[Source code of charts]
******
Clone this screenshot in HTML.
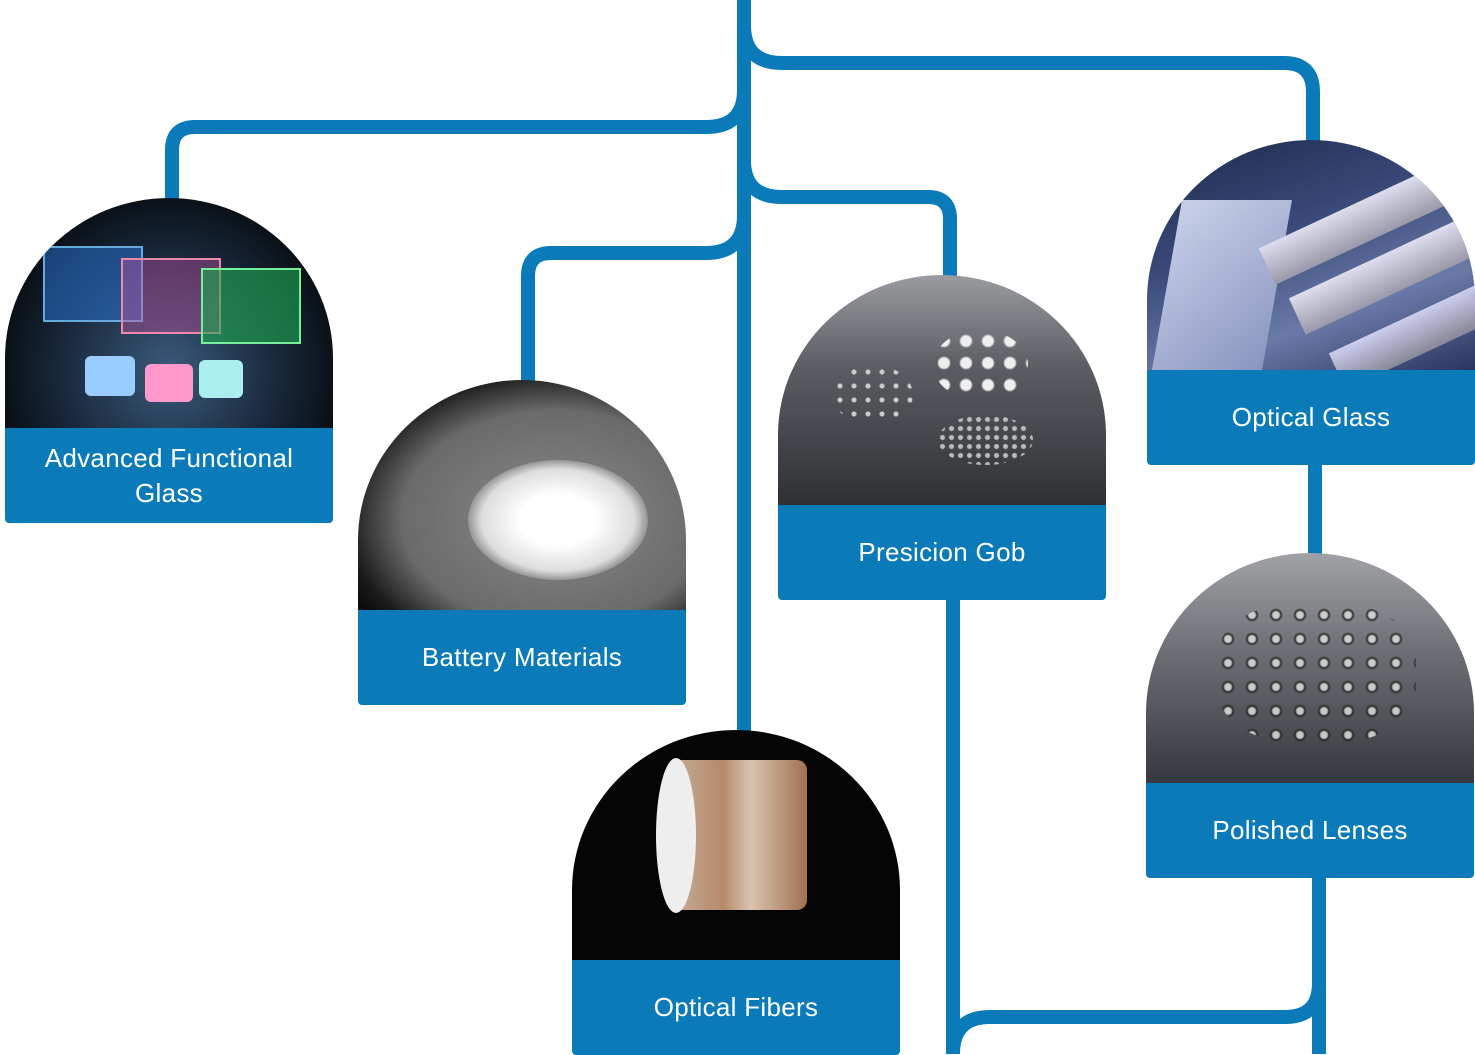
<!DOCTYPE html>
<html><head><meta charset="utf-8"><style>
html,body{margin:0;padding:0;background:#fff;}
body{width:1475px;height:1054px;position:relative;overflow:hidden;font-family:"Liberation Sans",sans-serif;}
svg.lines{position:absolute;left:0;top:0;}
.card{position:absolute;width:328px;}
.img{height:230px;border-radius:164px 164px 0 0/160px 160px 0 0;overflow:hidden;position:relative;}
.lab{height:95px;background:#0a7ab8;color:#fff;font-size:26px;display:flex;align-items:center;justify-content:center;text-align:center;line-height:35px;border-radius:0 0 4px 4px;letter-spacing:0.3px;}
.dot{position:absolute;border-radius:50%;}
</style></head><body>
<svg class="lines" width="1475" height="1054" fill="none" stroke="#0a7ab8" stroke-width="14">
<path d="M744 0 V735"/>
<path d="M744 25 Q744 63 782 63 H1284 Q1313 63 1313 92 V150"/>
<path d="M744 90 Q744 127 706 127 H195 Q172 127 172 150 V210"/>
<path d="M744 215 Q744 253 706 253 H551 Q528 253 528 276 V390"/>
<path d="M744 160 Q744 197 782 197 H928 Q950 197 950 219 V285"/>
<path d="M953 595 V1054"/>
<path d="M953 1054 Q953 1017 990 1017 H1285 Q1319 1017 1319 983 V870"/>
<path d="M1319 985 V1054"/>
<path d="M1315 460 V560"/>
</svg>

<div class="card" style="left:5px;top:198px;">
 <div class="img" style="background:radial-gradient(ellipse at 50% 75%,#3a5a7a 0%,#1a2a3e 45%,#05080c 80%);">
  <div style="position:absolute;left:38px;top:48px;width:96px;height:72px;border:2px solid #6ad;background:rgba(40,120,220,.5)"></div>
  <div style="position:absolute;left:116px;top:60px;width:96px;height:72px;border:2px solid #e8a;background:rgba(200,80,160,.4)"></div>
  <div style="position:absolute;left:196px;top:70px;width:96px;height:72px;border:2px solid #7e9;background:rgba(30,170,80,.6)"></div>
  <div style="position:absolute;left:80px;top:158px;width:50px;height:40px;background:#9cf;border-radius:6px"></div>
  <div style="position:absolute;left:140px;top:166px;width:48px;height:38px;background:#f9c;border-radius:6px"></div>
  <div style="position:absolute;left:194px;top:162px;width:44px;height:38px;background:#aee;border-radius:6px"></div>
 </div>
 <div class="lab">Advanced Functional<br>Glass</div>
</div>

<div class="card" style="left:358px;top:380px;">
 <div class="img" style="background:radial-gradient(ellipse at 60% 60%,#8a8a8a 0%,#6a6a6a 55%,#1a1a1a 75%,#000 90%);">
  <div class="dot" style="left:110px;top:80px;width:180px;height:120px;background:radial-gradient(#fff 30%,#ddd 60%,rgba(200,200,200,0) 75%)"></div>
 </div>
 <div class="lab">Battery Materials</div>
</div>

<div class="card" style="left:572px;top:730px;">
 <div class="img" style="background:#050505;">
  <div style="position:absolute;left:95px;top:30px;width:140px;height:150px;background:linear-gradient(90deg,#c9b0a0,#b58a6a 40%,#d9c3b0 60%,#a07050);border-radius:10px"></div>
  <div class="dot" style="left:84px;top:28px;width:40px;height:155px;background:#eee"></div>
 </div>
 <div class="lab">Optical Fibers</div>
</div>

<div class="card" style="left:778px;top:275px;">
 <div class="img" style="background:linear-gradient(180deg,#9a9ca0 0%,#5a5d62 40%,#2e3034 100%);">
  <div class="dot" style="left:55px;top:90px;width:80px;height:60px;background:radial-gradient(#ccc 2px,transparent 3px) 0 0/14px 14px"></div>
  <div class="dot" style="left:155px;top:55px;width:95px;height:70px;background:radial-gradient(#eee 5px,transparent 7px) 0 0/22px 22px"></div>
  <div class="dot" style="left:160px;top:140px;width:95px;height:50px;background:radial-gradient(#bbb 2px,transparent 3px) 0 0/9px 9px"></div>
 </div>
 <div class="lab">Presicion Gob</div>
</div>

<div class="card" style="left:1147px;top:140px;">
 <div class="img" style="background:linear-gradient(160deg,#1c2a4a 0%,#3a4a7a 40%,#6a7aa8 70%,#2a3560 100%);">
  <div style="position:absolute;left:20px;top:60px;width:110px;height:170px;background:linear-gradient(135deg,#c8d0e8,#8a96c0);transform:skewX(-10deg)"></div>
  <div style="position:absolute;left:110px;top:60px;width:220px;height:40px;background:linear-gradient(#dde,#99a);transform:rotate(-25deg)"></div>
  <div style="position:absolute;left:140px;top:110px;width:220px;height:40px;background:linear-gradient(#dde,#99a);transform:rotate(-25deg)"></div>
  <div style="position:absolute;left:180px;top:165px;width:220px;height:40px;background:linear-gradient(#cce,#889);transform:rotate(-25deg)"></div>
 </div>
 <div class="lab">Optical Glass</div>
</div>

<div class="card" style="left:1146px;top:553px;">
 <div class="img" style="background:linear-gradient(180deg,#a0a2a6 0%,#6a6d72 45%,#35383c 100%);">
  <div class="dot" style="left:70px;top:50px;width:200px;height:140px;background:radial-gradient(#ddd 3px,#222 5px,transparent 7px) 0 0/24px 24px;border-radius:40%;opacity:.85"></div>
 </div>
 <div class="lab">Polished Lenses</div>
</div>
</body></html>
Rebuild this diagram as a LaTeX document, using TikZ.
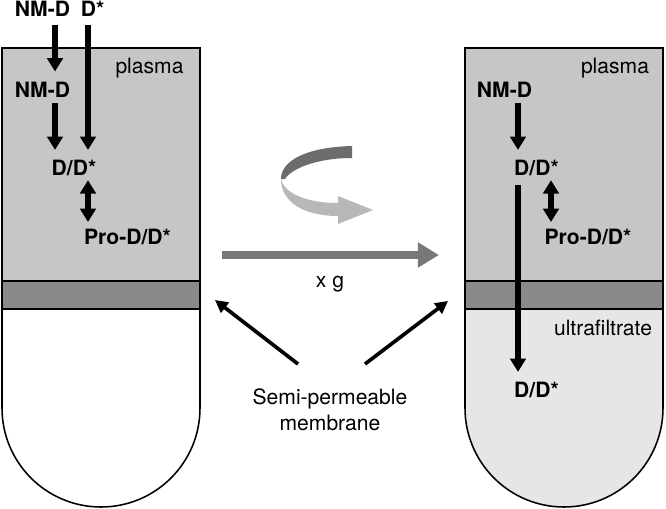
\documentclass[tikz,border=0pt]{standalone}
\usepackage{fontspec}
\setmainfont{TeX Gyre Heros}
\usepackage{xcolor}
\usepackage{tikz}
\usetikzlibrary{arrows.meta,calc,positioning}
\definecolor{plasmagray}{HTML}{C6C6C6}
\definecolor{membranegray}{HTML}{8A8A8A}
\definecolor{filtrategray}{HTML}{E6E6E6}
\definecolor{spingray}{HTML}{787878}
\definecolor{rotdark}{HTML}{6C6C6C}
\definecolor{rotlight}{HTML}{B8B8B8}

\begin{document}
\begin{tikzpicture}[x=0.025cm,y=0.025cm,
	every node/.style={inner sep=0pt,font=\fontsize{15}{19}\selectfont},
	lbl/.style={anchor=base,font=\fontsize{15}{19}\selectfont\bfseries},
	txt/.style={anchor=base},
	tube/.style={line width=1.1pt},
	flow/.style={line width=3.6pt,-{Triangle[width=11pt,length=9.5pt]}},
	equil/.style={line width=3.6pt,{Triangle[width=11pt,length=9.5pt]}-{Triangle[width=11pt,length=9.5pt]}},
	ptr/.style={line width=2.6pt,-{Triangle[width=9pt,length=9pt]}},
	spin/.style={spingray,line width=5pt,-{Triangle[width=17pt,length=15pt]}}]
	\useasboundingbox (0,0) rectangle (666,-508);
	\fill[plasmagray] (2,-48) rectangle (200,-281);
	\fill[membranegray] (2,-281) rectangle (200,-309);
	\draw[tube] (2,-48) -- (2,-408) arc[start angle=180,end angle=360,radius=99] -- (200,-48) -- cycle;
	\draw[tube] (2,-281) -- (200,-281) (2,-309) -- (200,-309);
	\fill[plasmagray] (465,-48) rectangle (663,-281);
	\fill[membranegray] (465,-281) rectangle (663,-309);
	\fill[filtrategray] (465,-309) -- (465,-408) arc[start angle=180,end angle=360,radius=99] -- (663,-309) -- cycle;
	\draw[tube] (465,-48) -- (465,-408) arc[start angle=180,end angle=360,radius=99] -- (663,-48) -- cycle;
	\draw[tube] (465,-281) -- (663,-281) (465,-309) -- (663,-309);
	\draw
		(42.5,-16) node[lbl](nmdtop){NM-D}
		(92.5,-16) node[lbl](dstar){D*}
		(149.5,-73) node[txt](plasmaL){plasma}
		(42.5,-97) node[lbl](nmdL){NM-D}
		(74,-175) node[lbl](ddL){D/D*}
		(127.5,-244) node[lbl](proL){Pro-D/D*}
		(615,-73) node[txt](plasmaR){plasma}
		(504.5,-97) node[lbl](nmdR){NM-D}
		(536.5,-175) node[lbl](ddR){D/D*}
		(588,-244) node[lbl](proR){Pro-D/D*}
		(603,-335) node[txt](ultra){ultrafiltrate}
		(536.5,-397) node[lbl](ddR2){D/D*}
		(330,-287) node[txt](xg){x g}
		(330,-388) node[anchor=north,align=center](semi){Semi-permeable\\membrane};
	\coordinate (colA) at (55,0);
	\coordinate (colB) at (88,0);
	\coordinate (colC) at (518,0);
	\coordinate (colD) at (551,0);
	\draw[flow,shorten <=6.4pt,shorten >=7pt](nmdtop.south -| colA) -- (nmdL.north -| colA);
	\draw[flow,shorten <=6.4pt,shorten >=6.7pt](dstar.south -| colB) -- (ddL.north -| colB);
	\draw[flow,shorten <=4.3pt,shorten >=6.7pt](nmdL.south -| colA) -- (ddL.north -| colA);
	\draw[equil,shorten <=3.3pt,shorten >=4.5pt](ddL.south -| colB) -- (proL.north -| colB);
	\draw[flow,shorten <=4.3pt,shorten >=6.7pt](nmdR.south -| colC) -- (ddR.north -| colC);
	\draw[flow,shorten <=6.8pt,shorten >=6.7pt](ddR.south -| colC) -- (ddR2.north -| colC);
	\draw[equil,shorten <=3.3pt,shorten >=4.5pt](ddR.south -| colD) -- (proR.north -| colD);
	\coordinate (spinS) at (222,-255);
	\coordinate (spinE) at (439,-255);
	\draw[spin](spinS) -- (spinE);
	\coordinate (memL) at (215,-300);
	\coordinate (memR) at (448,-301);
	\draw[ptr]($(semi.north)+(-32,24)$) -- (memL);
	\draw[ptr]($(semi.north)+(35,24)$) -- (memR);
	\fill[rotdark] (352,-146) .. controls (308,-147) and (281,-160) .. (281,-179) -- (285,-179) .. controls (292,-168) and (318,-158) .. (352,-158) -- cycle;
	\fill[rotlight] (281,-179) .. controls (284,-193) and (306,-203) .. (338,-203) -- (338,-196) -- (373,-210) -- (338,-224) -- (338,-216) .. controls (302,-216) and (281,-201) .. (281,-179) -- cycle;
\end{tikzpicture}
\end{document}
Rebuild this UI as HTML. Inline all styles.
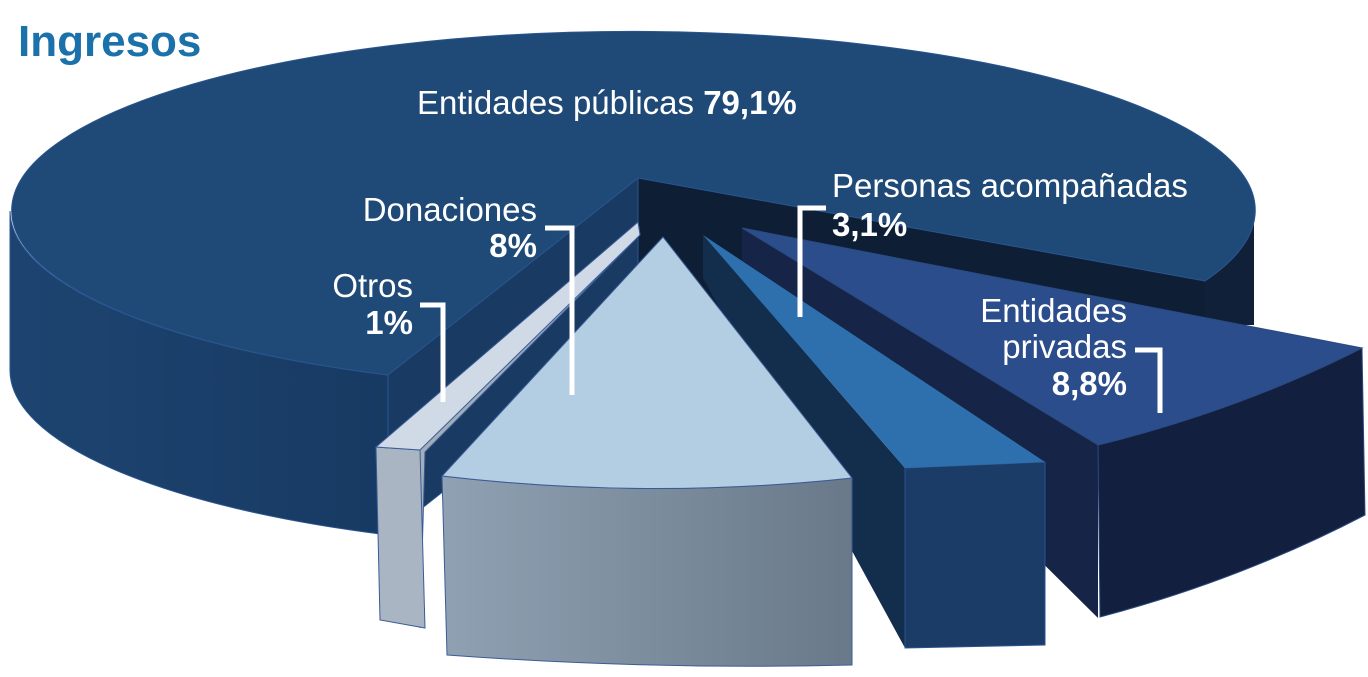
******
Set problem >> Reproduce every line from the entries that holds the word "Rebuild".

Result of this exercise >>
Rebuild this diagram as a LaTeX document, using TikZ.
Rebuild this UI as HTML. Inline all styles.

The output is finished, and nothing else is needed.